Recorded information:
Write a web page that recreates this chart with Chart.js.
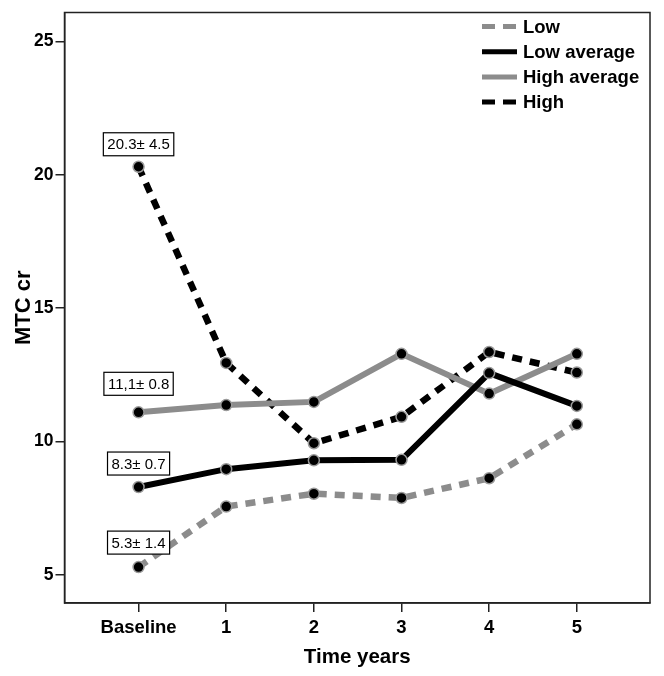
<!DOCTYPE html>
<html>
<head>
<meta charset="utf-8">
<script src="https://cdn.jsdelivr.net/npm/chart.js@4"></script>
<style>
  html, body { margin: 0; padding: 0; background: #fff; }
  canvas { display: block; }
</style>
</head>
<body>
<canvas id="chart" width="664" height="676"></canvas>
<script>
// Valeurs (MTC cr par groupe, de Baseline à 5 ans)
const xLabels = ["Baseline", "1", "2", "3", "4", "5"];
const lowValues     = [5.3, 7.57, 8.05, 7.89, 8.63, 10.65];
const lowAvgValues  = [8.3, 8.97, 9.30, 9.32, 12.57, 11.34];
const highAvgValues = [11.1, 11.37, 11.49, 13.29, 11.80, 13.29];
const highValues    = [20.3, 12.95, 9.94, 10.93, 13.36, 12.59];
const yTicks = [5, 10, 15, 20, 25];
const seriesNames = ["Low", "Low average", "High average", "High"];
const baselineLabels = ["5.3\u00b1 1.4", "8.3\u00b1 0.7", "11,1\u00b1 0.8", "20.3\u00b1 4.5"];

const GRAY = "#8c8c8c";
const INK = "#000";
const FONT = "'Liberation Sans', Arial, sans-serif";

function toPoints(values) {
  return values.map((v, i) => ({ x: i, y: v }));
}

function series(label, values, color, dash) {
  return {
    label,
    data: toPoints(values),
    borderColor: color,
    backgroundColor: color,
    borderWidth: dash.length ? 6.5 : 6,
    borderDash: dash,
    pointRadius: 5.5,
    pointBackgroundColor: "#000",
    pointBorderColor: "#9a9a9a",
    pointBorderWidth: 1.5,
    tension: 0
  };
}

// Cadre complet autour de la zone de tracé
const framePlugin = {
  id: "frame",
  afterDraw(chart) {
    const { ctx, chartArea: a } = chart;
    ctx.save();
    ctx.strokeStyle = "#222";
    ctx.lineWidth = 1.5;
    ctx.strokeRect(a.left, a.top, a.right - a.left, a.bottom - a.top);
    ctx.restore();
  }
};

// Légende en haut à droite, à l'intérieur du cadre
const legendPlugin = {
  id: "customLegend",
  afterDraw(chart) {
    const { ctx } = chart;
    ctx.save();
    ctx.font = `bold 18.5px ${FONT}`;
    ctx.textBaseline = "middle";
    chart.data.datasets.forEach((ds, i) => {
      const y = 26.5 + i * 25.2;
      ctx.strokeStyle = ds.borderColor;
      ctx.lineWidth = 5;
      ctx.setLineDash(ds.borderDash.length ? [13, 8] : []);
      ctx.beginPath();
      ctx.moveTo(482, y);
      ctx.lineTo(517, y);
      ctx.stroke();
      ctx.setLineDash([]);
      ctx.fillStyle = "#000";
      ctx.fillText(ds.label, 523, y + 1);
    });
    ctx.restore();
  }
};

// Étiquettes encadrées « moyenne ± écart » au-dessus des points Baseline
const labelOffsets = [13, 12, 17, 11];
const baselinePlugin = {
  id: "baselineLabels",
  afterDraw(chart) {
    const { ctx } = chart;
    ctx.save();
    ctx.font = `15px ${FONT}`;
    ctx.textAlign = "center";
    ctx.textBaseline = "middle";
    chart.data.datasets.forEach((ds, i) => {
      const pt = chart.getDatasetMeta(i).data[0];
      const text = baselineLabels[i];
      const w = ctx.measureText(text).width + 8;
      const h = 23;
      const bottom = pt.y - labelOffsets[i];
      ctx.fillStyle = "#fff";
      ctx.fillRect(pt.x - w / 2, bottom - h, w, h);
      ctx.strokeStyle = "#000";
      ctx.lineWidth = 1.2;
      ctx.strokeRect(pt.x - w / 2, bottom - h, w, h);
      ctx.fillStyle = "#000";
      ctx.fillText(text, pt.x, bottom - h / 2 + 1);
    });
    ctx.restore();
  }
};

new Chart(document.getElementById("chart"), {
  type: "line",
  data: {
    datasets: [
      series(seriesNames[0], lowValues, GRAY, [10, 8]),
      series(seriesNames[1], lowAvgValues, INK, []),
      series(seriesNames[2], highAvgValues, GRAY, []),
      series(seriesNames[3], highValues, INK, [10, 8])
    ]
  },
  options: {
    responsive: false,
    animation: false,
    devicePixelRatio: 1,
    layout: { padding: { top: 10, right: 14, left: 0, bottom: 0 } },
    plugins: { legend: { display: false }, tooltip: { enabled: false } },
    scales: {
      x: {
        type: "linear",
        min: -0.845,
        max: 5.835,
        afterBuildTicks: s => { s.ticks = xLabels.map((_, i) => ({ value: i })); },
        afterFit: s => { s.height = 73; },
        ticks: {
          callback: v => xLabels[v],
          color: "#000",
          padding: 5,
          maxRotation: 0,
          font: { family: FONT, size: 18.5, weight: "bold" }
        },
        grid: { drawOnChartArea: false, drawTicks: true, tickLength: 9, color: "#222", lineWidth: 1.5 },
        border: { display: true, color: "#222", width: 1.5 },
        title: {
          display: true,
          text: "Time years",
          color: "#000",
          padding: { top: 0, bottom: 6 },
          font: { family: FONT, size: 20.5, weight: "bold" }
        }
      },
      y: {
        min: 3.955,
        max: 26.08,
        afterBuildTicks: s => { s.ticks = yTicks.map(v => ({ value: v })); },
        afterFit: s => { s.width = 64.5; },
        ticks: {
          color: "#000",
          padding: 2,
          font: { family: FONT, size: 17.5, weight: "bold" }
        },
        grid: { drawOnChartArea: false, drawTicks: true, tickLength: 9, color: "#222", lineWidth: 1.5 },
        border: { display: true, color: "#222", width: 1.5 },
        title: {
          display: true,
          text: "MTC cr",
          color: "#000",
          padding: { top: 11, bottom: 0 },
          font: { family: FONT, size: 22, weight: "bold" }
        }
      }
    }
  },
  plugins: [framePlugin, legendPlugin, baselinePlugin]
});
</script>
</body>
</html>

Your instructions: Working from the material above, transcribe it exactly while omitting pictures.

Reply:
Write a web page that recreates this chart with Chart.js.
<!DOCTYPE html>
<html>
<head>
<meta charset="utf-8">
<script src="https://cdn.jsdelivr.net/npm/chart.js@4"></script>
<style>
  html, body { margin: 0; padding: 0; background: #fff; }
  canvas { display: block; }
</style>
</head>
<body>
<canvas id="chart" width="664" height="676"></canvas>
<script>
// Valeurs (MTC cr par groupe, de Baseline à 5 ans)
const xLabels = ["Baseline", "1", "2", "3", "4", "5"];
const lowValues     = [5.3, 7.57, 8.05, 7.89, 8.63, 10.65];
const lowAvgValues  = [8.3, 8.97, 9.30, 9.32, 12.57, 11.34];
const highAvgValues = [11.1, 11.37, 11.49, 13.29, 11.80, 13.29];
const highValues    = [20.3, 12.95, 9.94, 10.93, 13.36, 12.59];
const yTicks = [5, 10, 15, 20, 25];
const seriesNames = ["Low", "Low average", "High average", "High"];
const baselineLabels = ["5.3\u00b1 1.4", "8.3\u00b1 0.7", "11,1\u00b1 0.8", "20.3\u00b1 4.5"];

const GRAY = "#8c8c8c";
const INK = "#000";
const FONT = "'Liberation Sans', Arial, sans-serif";

function toPoints(values) {
  return values.map((v, i) => ({ x: i, y: v }));
}

function series(label, values, color, dash) {
  return {
    label,
    data: toPoints(values),
    borderColor: color,
    backgroundColor: color,
    borderWidth: dash.length ? 6.5 : 6,
    borderDash: dash,
    pointRadius: 5.5,
    pointBackgroundColor: "#000",
    pointBorderColor: "#9a9a9a",
    pointBorderWidth: 1.5,
    tension: 0
  };
}

// Cadre complet autour de la zone de tracé
const framePlugin = {
  id: "frame",
  afterDraw(chart) {
    const { ctx, chartArea: a } = chart;
    ctx.save();
    ctx.strokeStyle = "#222";
    ctx.lineWidth = 1.5;
    ctx.strokeRect(a.left, a.top, a.right - a.left, a.bottom - a.top);
    ctx.restore();
  }
};

// Légende en haut à droite, à l'intérieur du cadre
const legendPlugin = {
  id: "customLegend",
  afterDraw(chart) {
    const { ctx } = chart;
    ctx.save();
    ctx.font = `bold 18.5px ${FONT}`;
    ctx.textBaseline = "middle";
    chart.data.datasets.forEach((ds, i) => {
      const y = 26.5 + i * 25.2;
      ctx.strokeStyle = ds.borderColor;
      ctx.lineWidth = 5;
      ctx.setLineDash(ds.borderDash.length ? [13, 8] : []);
      ctx.beginPath();
      ctx.moveTo(482, y);
      ctx.lineTo(517, y);
      ctx.stroke();
      ctx.setLineDash([]);
      ctx.fillStyle = "#000";
      ctx.fillText(ds.label, 523, y + 1);
    });
    ctx.restore();
  }
};

// Étiquettes encadrées « moyenne ± écart » au-dessus des points Baseline
const labelOffsets = [13, 12, 17, 11];
const baselinePlugin = {
  id: "baselineLabels",
  afterDraw(chart) {
    const { ctx } = chart;
    ctx.save();
    ctx.font = `15px ${FONT}`;
    ctx.textAlign = "center";
    ctx.textBaseline = "middle";
    chart.data.datasets.forEach((ds, i) => {
      const pt = chart.getDatasetMeta(i).data[0];
      const text = baselineLabels[i];
      const w = ctx.measureText(text).width + 8;
      const h = 23;
      const bottom = pt.y - labelOffsets[i];
      ctx.fillStyle = "#fff";
      ctx.fillRect(pt.x - w / 2, bottom - h, w, h);
      ctx.strokeStyle = "#000";
      ctx.lineWidth = 1.2;
      ctx.strokeRect(pt.x - w / 2, bottom - h, w, h);
      ctx.fillStyle = "#000";
      ctx.fillText(text, pt.x, bottom - h / 2 + 1);
    });
    ctx.restore();
  }
};

new Chart(document.getElementById("chart"), {
  type: "line",
  data: {
    datasets: [
      series(seriesNames[0], lowValues, GRAY, [10, 8]),
      series(seriesNames[1], lowAvgValues, INK, []),
      series(seriesNames[2], highAvgValues, GRAY, []),
      series(seriesNames[3], highValues, INK, [10, 8])
    ]
  },
  options: {
    responsive: false,
    animation: false,
    devicePixelRatio: 1,
    layout: { padding: { top: 10, right: 14, left: 0, bottom: 0 } },
    plugins: { legend: { display: false }, tooltip: { enabled: false } },
    scales: {
      x: {
        type: "linear",
        min: -0.845,
        max: 5.835,
        afterBuildTicks: s => { s.ticks = xLabels.map((_, i) => ({ value: i })); },
        afterFit: s => { s.height = 73; },
        ticks: {
          callback: v => xLabels[v],
          color: "#000",
          padding: 5,
          maxRotation: 0,
          font: { family: FONT, size: 18.5, weight: "bold" }
        },
        grid: { drawOnChartArea: false, drawTicks: true, tickLength: 9, color: "#222", lineWidth: 1.5 },
        border: { display: true, color: "#222", width: 1.5 },
        title: {
          display: true,
          text: "Time years",
          color: "#000",
          padding: { top: 0, bottom: 6 },
          font: { family: FONT, size: 20.5, weight: "bold" }
        }
      },
      y: {
        min: 3.955,
        max: 26.08,
        afterBuildTicks: s => { s.ticks = yTicks.map(v => ({ value: v })); },
        afterFit: s => { s.width = 64.5; },
        ticks: {
          color: "#000",
          padding: 2,
          font: { family: FONT, size: 17.5, weight: "bold" }
        },
        grid: { drawOnChartArea: false, drawTicks: true, tickLength: 9, color: "#222", lineWidth: 1.5 },
        border: { display: true, color: "#222", width: 1.5 },
        title: {
          display: true,
          text: "MTC cr",
          color: "#000",
          padding: { top: 11, bottom: 0 },
          font: { family: FONT, size: 22, weight: "bold" }
        }
      }
    }
  },
  plugins: [framePlugin, legendPlugin, baselinePlugin]
});
</script>
</body>
</html>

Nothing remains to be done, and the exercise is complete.